Nuvo: Revolutionizing UV Mapping with Google’s Latest Neural Field-Based Method
Michael Rubloff
Dec 13, 2023
Google Research has been on fire lately. They just recently came out with Reconfusion and now joining a very busy year for the Google team is Nuvo.
Nuvo includes three of the original authors of NeRF on it (Jon Barron, Ben Mildenhall, and Pratul Srinivasan). This paper is of particular note, as it might be the last one to feature Ben Mildenhall as a Google employee. His last day was this past Friday at the tech giant. From my understanding, a new superstar has also joined the Google team.
But enough about personnel; this paper is awesome. Historically, many meshes had been carefully modeled and designed by professionals to be clean and easy to work with. However, NeRFs very quickly reconstruct real life, where you get real world outputs, which are not clean. That doesn't even mention generative, which gives us outputs that are only limited by our minds. NeRFs further represent geometry as volumetric fields instead of meshes.
The existing UV mapping methods, just were not meant to be used with these specific technological advancements, which is fair, but still leaves a problem. This is where Nuvo begins to come in.
It very quickly can become apparent the amount of creative flexibility for the manipulation and addition of assets into a space, while still holding the scene's original shape.
Unlike conventional methods that depend on the vertices of a mesh, Nuvo uses a neural field to represent a continuous UV mapping. This neural field is optimized specifically for the visible points of the scene, providing a robust solution to the challenges posed by complex geometries. In order to function Nuvo employs multiple MLPs for different aspects of UV mapping:
A "chart assignment" MLP assigns points on the surface to various charts. This MLP maps a 3D point to a probability mass function over the charts. The number of charts is an arbitrary number that is chosen by the user. It assesses the 3D landscape and probabilistically assigns each point to a chart, ensuring that the mapping process begins correctly.
Then Nuvo begins to implement a set of "texture coordinate" MLPs, one for each chart, mapping 3D points to corresponding 2D UV texture coordinates. These MLPs take the 3D points and transform them into the 2D realm of UV texture coordinates. They act as translators, converting the complex language of 3D geometry into the understandable dialect of 2D textures. Complementing this process are the Surface Coordinate MLPs. These function as the reverse translators, taking 2D UV coordinates back to the 3D world, ensuring that the mapping accurately reflects the original geometry.

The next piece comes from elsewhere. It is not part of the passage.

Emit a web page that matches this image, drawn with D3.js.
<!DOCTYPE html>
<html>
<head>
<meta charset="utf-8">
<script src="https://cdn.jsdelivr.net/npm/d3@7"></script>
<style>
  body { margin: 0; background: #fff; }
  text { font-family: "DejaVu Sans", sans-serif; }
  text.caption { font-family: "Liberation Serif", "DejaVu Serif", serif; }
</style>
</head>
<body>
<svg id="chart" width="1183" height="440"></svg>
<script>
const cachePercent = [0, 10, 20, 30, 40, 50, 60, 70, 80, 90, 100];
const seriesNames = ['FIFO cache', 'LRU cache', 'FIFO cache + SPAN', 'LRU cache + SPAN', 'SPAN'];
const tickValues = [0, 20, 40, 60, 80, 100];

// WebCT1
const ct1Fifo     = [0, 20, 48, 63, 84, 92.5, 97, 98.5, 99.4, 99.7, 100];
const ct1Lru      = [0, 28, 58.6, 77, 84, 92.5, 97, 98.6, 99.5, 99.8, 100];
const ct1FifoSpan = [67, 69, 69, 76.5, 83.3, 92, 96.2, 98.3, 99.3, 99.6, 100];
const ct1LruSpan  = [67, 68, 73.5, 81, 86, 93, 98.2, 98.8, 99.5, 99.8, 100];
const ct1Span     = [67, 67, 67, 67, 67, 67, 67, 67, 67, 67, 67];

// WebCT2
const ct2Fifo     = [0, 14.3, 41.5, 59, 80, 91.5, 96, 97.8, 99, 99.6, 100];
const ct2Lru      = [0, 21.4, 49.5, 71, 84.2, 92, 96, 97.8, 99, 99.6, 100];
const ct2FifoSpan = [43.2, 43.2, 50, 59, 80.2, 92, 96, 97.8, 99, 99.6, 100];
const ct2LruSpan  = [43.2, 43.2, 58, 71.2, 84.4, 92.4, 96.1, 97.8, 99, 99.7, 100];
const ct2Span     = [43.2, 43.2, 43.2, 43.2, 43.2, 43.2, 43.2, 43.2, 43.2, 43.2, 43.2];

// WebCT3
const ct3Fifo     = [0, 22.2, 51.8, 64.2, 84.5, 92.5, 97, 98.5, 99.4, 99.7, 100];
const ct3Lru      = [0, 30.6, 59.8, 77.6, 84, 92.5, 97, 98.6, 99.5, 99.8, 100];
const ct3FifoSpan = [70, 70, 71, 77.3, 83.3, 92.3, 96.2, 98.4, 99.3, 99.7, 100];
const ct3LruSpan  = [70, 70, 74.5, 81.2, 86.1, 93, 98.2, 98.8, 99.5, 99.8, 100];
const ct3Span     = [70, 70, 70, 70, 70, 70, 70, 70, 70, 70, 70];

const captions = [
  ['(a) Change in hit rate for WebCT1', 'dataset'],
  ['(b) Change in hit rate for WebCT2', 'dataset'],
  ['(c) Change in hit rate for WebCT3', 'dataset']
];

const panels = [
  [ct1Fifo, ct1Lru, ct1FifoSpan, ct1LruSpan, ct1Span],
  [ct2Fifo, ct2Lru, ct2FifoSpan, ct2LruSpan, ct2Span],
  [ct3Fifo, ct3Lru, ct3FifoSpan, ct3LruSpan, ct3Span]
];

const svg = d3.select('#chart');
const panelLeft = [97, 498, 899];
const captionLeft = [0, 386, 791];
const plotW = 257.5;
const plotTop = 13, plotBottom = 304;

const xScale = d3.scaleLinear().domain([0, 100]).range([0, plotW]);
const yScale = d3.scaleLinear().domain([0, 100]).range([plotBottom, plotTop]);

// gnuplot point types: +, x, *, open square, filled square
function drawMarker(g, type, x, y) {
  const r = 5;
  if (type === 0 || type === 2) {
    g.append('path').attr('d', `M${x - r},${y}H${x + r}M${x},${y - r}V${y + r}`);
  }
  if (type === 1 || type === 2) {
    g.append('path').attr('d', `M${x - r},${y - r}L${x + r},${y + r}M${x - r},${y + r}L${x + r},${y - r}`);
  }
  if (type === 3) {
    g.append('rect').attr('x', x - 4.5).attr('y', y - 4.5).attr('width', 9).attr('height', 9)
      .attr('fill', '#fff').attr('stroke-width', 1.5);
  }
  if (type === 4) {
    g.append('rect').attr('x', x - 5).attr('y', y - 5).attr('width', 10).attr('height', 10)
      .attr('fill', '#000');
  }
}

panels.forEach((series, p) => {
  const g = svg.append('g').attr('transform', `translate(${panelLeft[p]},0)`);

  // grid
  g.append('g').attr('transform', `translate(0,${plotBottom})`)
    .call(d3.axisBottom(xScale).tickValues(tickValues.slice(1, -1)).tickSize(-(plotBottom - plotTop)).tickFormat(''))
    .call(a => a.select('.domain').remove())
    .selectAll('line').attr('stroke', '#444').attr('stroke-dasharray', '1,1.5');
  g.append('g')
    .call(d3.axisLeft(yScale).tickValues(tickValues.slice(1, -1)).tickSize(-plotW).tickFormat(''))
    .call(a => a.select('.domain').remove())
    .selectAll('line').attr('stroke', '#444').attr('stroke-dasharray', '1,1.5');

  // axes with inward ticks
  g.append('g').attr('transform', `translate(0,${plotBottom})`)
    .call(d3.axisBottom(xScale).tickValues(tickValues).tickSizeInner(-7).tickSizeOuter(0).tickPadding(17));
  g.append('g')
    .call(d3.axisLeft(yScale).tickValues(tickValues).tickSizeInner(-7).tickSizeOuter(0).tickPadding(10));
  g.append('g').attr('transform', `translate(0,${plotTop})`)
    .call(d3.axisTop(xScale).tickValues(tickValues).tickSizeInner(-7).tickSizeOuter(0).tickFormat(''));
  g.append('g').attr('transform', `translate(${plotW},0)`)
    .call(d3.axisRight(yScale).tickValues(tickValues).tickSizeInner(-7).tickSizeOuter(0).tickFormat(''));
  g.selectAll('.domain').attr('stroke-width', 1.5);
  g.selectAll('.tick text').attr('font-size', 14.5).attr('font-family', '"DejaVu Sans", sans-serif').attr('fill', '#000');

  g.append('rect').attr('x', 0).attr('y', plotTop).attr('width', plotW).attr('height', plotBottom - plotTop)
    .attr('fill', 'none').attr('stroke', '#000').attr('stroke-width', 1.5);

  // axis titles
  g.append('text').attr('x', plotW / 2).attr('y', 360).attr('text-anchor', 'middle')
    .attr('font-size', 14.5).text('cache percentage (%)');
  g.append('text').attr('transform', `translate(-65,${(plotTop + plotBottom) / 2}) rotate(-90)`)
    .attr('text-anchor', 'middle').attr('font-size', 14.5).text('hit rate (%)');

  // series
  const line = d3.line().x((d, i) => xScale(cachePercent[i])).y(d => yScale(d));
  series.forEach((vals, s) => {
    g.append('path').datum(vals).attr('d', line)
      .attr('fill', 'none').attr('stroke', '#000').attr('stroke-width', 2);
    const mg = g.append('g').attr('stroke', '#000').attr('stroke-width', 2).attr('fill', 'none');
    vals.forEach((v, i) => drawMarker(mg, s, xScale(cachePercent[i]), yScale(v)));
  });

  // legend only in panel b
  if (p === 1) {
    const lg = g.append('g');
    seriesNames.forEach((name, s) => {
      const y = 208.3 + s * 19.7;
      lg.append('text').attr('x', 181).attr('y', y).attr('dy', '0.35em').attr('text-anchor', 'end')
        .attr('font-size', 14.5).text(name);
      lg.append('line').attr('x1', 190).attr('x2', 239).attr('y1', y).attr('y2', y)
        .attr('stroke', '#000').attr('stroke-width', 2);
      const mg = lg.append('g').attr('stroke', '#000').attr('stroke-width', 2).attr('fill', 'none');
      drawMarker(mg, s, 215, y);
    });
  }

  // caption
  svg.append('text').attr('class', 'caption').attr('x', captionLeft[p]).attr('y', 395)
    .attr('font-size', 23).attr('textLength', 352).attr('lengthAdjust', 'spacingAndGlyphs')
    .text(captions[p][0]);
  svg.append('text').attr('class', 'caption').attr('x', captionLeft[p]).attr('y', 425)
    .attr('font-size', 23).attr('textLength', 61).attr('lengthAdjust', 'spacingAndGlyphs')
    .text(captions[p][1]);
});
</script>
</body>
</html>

Nuvo's journey through the optimization process is akin to a quest for perfection. It's not just about creating a UV map, but crafting one that is bijective, precise, with the 3D model. Nuvo's optimization involves minimizing a set of loss functions that collectively encourage a well-behaved and effective UV mapping.
The first challenge in this quest is achieving bijectivity. Nuvo embarks on a meticulous path, ensuring that each 3D point uniquely corresponds to a 2D point and vice versa. This bijective mapping is crucial – it ensures that the texture adheres perfectly to the model, with each point on the model uniquely mapped to the texture space. This is achieved through two cycle consistency losses: L3→2→3
Minimizes the squared distance for 3D points after mapping to 2D and back. L2→3→2
Focuses on ensuring that the entire texture space is utilized effectively by the mapping.

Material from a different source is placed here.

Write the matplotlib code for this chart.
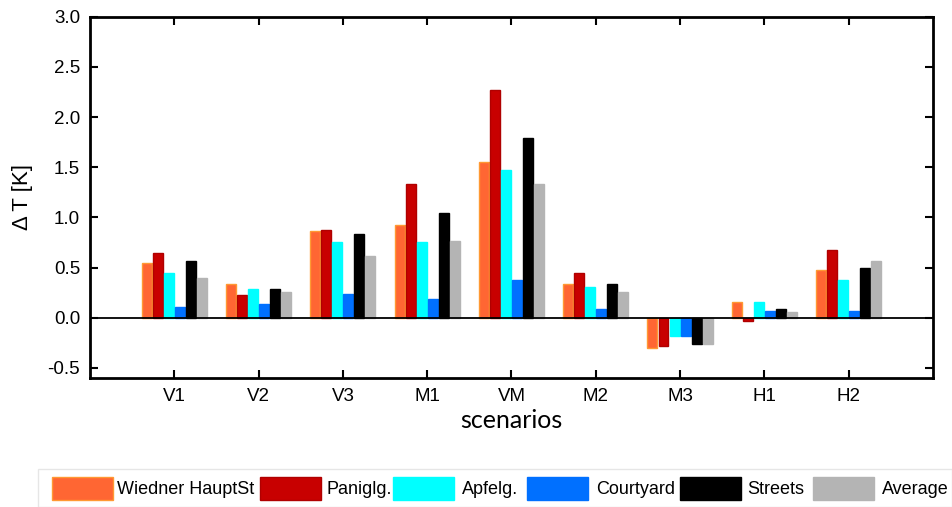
import matplotlib
matplotlib.use("Agg")
import matplotlib.pyplot as plt
from matplotlib.patches import Rectangle
import numpy as np

scenarios = ["V1", "V2", "V3", "M1", "VM", "M2", "M3", "H1", "H2"]
series_names = ["Wiedner HauptSt", "Paniglg.", "Apfelg.", "Courtyard", "Streets", "Average"]

wiedner = [0.55, 0.34, 0.86, 0.92, 1.55, 0.34, -0.30, 0.16, 0.48]
paniglg = [0.65, 0.23, 0.87, 1.33, 2.27, 0.45, -0.28, -0.03, 0.68]
apfelg = [0.45, 0.29, 0.76, 0.76, 1.47, 0.31, -0.18, 0.16, 0.38]
courtyard = [0.11, 0.14, 0.24, 0.19, 0.38, 0.09, -0.18, 0.07, 0.07]
streets = [0.57, 0.29, 0.84, 1.04, 1.79, 0.34, -0.26, 0.09, 0.50]
average = [0.40, 0.26, 0.62, 0.77, 1.33, 0.26, -0.26, 0.06, 0.57]

series = [wiedner, paniglg, apfelg, courtyard, streets, average]
faces = ["#FF6633", "#C80000", "#00FFFF", "#0070FF", "#000000", "#B4B4B4"]
edges = ["#FF9933", "#B00000", "#00FFFF", "#0070FF", "#000000", "#B4B4B4"]

plt.rcParams["font.family"] = ["Liberation Sans", "DejaVu Sans"]

W, H = 952, 507
fig = plt.figure(figsize=(W / 100, H / 100), dpi=100)
ax = fig.add_axes([0.0945, 0.2544, 0.8855, 0.7126])

x = np.arange(1, len(scenarios) + 1)
slot = 0.131
for i, (vals, fc, ec) in enumerate(zip(series, faces, edges)):
    offs = (i - 2.5) * slot
    ax.bar(x + offs, vals, width=0.118, color=fc, edgecolor=ec, linewidth=1.0, zorder=2)

ax.axhline(0, color="black", linewidth=1.3, zorder=3)
ax.set_xlim(0, 10)
ax.set_ylim(-0.6, 3.0)
ax.set_xticks(x)
ax.set_xticklabels(scenarios)
yt = np.arange(-0.5, 3.01, 0.5)
ax.set_yticks(yt)
ax.set_yticklabels([f"{v:.1f}" for v in yt])
ax.tick_params(direction="in", length=6, width=1.5, labelsize=13.5, top=True, right=True,
               labeltop=False, labelright=False, pad=7)
for sp in ax.spines.values():
    sp.set_linewidth(2.0)

ax.set_ylabel("Δ T [K]", fontsize=16)
ax.yaxis.set_label_coords(-0.0795, 0.5)
ax.yaxis.label.set_va("center")
ax.set_xlabel("scenarios", fontsize=18, family=["Lato", "DejaVu Sans"])
ax.xaxis.set_label_coords(0.5, -0.1385)
ax.xaxis.label.set_va("baseline")

# legend strip below the axes: one swatch and label per series
fig.patches.append(Rectangle((38 / W, 0), (W - 38) / W, (H - 469) / H,
                             transform=fig.transFigure, facecolor="white",
                             edgecolor="#E6E6E6", linewidth=1.0))
patch_x = [52, 260, 393, 527, 680, 813]
text_x = [117, 326, 462, 596, 747, 882]
for px, tx, name, fc, ec in zip(patch_x, text_x, series_names, faces, edges):
    fig.patches.append(Rectangle((px / W, 1 - 500 / H), 61 / W, 23 / H,
                                 transform=fig.transFigure, facecolor=fc,
                                 edgecolor=ec, linewidth=1.0))
    fig.text(tx / W, 1 - 489 / H, name, fontsize=13,
             va="center", ha="left")

fig.savefig("out.png", dpi=100)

As Nuvo navigates through this process, it encounters the need for precise chart assignment. Here, the Chart Assignment MLP plays a pivotal role, confidently partitioning the 3D scene into distinct charts. The optimization process fine-tunes this MLP, ensuring that its decisions are not just accurate but also definitive. Essentially it's saying what goes where.
In parallel, the surface coordinate accuracy is refined. Nuvo ensures that the MLPs mapping the 2D UV coordinates back to 3D points are in perfect alignment with the model's surface.
Lastly, Nuvo addresses the challenge of minimizing distortion. This part of the journey focuses on preserving the natural look of the textures when mapped onto the model. By regularizing the mappings to maintain angles and uniform stretching, Nuvo ensures that the textures appear realistic and unwarped, maintaining the integrity of the original capture.
I strongly hope that this code is released, so that people can begin building it into existing methods. I believe that it offers the ability to dramatically lower the barrier to editable NeRFs and generative models. It truly is an exciting paper!
All of this can be extremely technical a bit difficult to understand the implications of what is being presented, but this paper is significant. This will make it much easier to begin editing these 3D reconstructions. I have to imagine that the team over at Luma saw this paper and immediately began to think through how Genie can leverage Nuvo. There are so many possibilities!
By employing neural fields and optimizing for visible points, Nuvo overcomes the complexities of modern 3D geometries, crafting UV maps that are functional with the intricate details of NeRF based models.